**WHAT TO PRODUCE:** Any picture among the records should be left out, please; retype the rest exactly.

**DATA RECORDS:**
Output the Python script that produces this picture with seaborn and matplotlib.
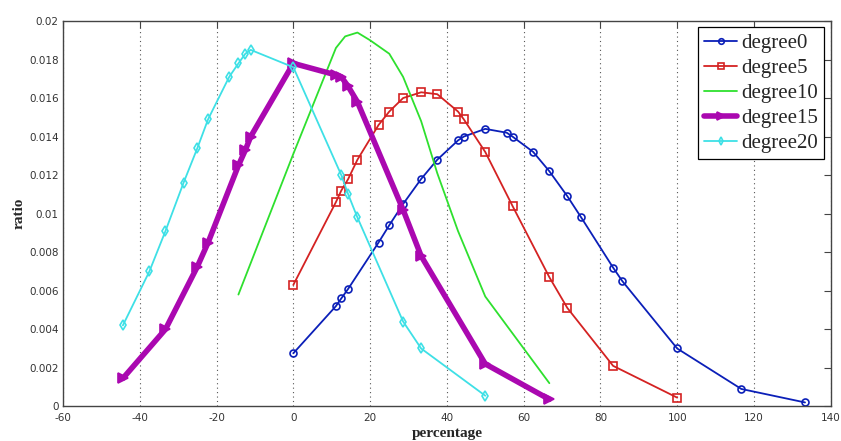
import numpy as np
import pandas as pd
import seaborn as sns
import matplotlib.pyplot as plt
from matplotlib.ticker import FuncFormatter


# Data
deg0_x = [0, 11.1, 12.5, 14.3, 22.2, 25, 28.6, 33.3, 37.5, 42.9, 44.4, 50, 55.6, 57.1,
          62.5, 66.7, 71.4, 75, 83.3, 85.7, 100, 116.7, 133.3]
deg0_y = [0.00275, 0.0052, 0.0056, 0.0061, 0.0085, 0.0094, 0.0105, 0.0118, 0.0128, 0.0138,
          0.0140, 0.0144, 0.0142, 0.0140, 0.0132, 0.0122, 0.0109, 0.0098, 0.0072, 0.0065,
          0.0030, 0.0009, 0.0002]

deg5_x = [0, 11.1, 12.5, 14.3, 16.7, 22.2, 25, 28.6, 33.3, 37.5, 42.9, 44.4, 50, 57.1,
          66.7, 71.4, 83.3, 100]
deg5_y = [0.0063, 0.0106, 0.0112, 0.0118, 0.0128, 0.0146, 0.0153, 0.0160, 0.0163, 0.0162,
          0.0153, 0.0149, 0.0132, 0.0104, 0.0067, 0.0051, 0.0021, 0.00045]

deg10_x = [-14.3, 0, 11.1, 13.5, 16.7, 20, 25, 28.6, 33.3, 37.5, 42.9, 50, 66.7]
deg10_y = [0.0058, 0.0131, 0.0186, 0.0192, 0.0194, 0.0190, 0.0183, 0.0171, 0.0148, 0.0121,
           0.0091, 0.0057, 0.0012]

deg15_x = [-44.4, -33.3, -25, -22.2, -14.3, -12.5, -11.1, 0, 11.1, 12.5, 14.3, 16.7,
           28.6, 33.3, 50, 66.7]
deg15_y = [0.00145, 0.0040, 0.00725, 0.0085, 0.0125, 0.0133, 0.0140, 0.0178, 0.0172,
           0.0171, 0.0166, 0.0158, 0.0102, 0.0078, 0.0022, 0.00036]

deg20_x = [-44.4, -37.5, -33.3, -28.6, -25, -22.2, -16.7, -14.3, -12.5, -11.1, 0, 12.5,
           14.3, 16.7, 28.6, 33.3, 50]
deg20_y = [0.0042, 0.0070, 0.0091, 0.0116, 0.0134, 0.0149, 0.0171, 0.0178, 0.0183, 0.0185,
           0.0176, 0.0120, 0.0110, 0.0098, 0.0044, 0.0030, 0.00055]

labels = ['degree0', 'degree5', 'degree10', 'degree15', 'degree20']


sns.set_style('white')
plt.rcParams['font.family'] = ['DejaVu Sans']
plt.rcParams['axes.unicode_minus'] = False

fig = plt.figure(figsize=(8.41, 4.41), dpi=100)
ax = fig.add_axes([0.0749, 0.0787, 0.9129, 0.8737])

# style per series: color, marker, linewidth, markersize, filled
styles = [
    ('#0b1fb8', 'o', 1.3, 5, False),
    ('#d42222', 's', 1.3, 6, False),
    ('#2ee02e', None, 1.3, 0, False),
    ('#aa08b0', '>', 4.0, 6.5, True),
    ('#3ee0e6', 'd', 1.3, 5, False),
]
series = [(deg0_x, deg0_y), (deg5_x, deg5_y), (deg10_x, deg10_y),
          (deg15_x, deg15_y), (deg20_x, deg20_y)]

for (xs, ys), lab, (c, m, lw, ms, filled) in zip(series, labels, styles):
    df = pd.DataFrame({'percentage': xs, 'ratio': ys})
    kw = dict(color=c, linewidth=lw, label=lab, ax=ax, sort=False, estimator=None)
    if m is not None:
        kw.update(marker=m, markersize=ms, markeredgecolor=c, markeredgewidth=1.2,
                  markerfacecolor=c if filled else 'none')
    sns.lineplot(data=df, x='percentage', y='ratio', **kw)

ax.set_xlim(-60, 140)
ax.set_ylim(0, 0.02)
ax.set_xticks(np.arange(-60, 141, 20))
ax.set_yticks(np.arange(0, 0.0201, 0.002))
ax.yaxis.set_major_formatter(FuncFormatter(lambda v, p: '%g' % round(v, 4)))

ax.xaxis.grid(True, linestyle=(0, (1, 3)), color='#555555', linewidth=0.8)
ax.yaxis.grid(False)

ax.tick_params(direction='in', length=5, width=0.8, top=True, right=True,
               labelsize=7.5, labelcolor='#333333', color='#444444')
ax.tick_params(axis='x', pad=5)
ax.tick_params(axis='y', pad=3)
for s in ax.spines.values():
    s.set_color('#444444')
    s.set_linewidth(1.0)

ax.set_xlabel('percentage', fontfamily='Liberation Serif', fontweight='bold',
              fontsize=11, labelpad=3)
ax.set_ylabel('ratio', fontfamily='Liberation Serif', fontweight='bold',
              fontsize=11, labelpad=3)

leg = ax.legend(loc='upper right', prop={'family': 'Liberation Serif', 'size': 15},
                fancybox=False, edgecolor='black', framealpha=1, handlelength=1.6,
                handletextpad=0.2, labelspacing=0.26, borderpad=0.3,
                borderaxespad=0.3, markerscale=0.8)
leg.get_frame().set_linewidth(0.9)

fig.savefig('out.png', dpi=100)
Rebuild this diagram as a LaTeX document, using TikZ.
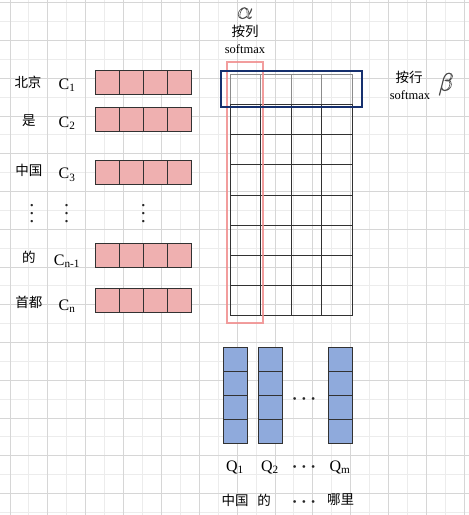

**THE OUTPUT:**
Output the Python script that produces this picture with seaborn and matplotlib.
import numpy as np
import pandas as pd
import seaborn as sns
import matplotlib.pyplot as plt
from matplotlib.ticker import FuncFormatter


# Data
deg0_x = [0, 11.1, 12.5, 14.3, 22.2, 25, 28.6, 33.3, 37.5, 42.9, 44.4, 50, 55.6, 57.1,
          62.5, 66.7, 71.4, 75, 83.3, 85.7, 100, 116.7, 133.3]
deg0_y = [0.00275, 0.0052, 0.0056, 0.0061, 0.0085, 0.0094, 0.0105, 0.0118, 0.0128, 0.0138,
          0.0140, 0.0144, 0.0142, 0.0140, 0.0132, 0.0122, 0.0109, 0.0098, 0.0072, 0.0065,
          0.0030, 0.0009, 0.0002]

deg5_x = [0, 11.1, 12.5, 14.3, 16.7, 22.2, 25, 28.6, 33.3, 37.5, 42.9, 44.4, 50, 57.1,
          66.7, 71.4, 83.3, 100]
deg5_y = [0.0063, 0.0106, 0.0112, 0.0118, 0.0128, 0.0146, 0.0153, 0.0160, 0.0163, 0.0162,
          0.0153, 0.0149, 0.0132, 0.0104, 0.0067, 0.0051, 0.0021, 0.00045]

deg10_x = [-14.3, 0, 11.1, 13.5, 16.7, 20, 25, 28.6, 33.3, 37.5, 42.9, 50, 66.7]
deg10_y = [0.0058, 0.0131, 0.0186, 0.0192, 0.0194, 0.0190, 0.0183, 0.0171, 0.0148, 0.0121,
           0.0091, 0.0057, 0.0012]

deg15_x = [-44.4, -33.3, -25, -22.2, -14.3, -12.5, -11.1, 0, 11.1, 12.5, 14.3, 16.7,
           28.6, 33.3, 50, 66.7]
deg15_y = [0.00145, 0.0040, 0.00725, 0.0085, 0.0125, 0.0133, 0.0140, 0.0178, 0.0172,
           0.0171, 0.0166, 0.0158, 0.0102, 0.0078, 0.0022, 0.00036]

deg20_x = [-44.4, -37.5, -33.3, -28.6, -25, -22.2, -16.7, -14.3, -12.5, -11.1, 0, 12.5,
           14.3, 16.7, 28.6, 33.3, 50]
deg20_y = [0.0042, 0.0070, 0.0091, 0.0116, 0.0134, 0.0149, 0.0171, 0.0178, 0.0183, 0.0185,
           0.0176, 0.0120, 0.0110, 0.0098, 0.0044, 0.0030, 0.00055]

labels = ['degree0', 'degree5', 'degree10', 'degree15', 'degree20']


sns.set_style('white')
plt.rcParams['font.family'] = ['DejaVu Sans']
plt.rcParams['axes.unicode_minus'] = False

fig = plt.figure(figsize=(8.41, 4.41), dpi=100)
ax = fig.add_axes([0.0749, 0.0787, 0.9129, 0.8737])

# style per series: color, marker, linewidth, markersize, filled
styles = [
    ('#0b1fb8', 'o', 1.3, 5, False),
    ('#d42222', 's', 1.3, 6, False),
    ('#2ee02e', None, 1.3, 0, False),
    ('#aa08b0', '>', 4.0, 6.5, True),
    ('#3ee0e6', 'd', 1.3, 5, False),
]
series = [(deg0_x, deg0_y), (deg5_x, deg5_y), (deg10_x, deg10_y),
          (deg15_x, deg15_y), (deg20_x, deg20_y)]

for (xs, ys), lab, (c, m, lw, ms, filled) in zip(series, labels, styles):
    df = pd.DataFrame({'percentage': xs, 'ratio': ys})
    kw = dict(color=c, linewidth=lw, label=lab, ax=ax, sort=False, estimator=None)
    if m is not None:
        kw.update(marker=m, markersize=ms, markeredgecolor=c, markeredgewidth=1.2,
                  markerfacecolor=c if filled else 'none')
    sns.lineplot(data=df, x='percentage', y='ratio', **kw)

ax.set_xlim(-60, 140)
ax.set_ylim(0, 0.02)
ax.set_xticks(np.arange(-60, 141, 20))
ax.set_yticks(np.arange(0, 0.0201, 0.002))
ax.yaxis.set_major_formatter(FuncFormatter(lambda v, p: '%g' % round(v, 4)))

ax.xaxis.grid(True, linestyle=(0, (1, 3)), color='#555555', linewidth=0.8)
ax.yaxis.grid(False)

ax.tick_params(direction='in', length=5, width=0.8, top=True, right=True,
               labelsize=7.5, labelcolor='#333333', color='#444444')
ax.tick_params(axis='x', pad=5)
ax.tick_params(axis='y', pad=3)
for s in ax.spines.values():
    s.set_color('#444444')
    s.set_linewidth(1.0)

ax.set_xlabel('percentage', fontfamily='Liberation Serif', fontweight='bold',
              fontsize=11, labelpad=3)
ax.set_ylabel('ratio', fontfamily='Liberation Serif', fontweight='bold',
              fontsize=11, labelpad=3)

leg = ax.legend(loc='upper right', prop={'family': 'Liberation Serif', 'size': 15},
                fancybox=False, edgecolor='black', framealpha=1, handlelength=1.6,
                handletextpad=0.2, labelspacing=0.26, borderpad=0.3,
                borderaxespad=0.3, markerscale=0.8)
leg.get_frame().set_linewidth(0.9)

fig.savefig('out.png', dpi=100)
Rebuild this diagram as a LaTeX document, using TikZ.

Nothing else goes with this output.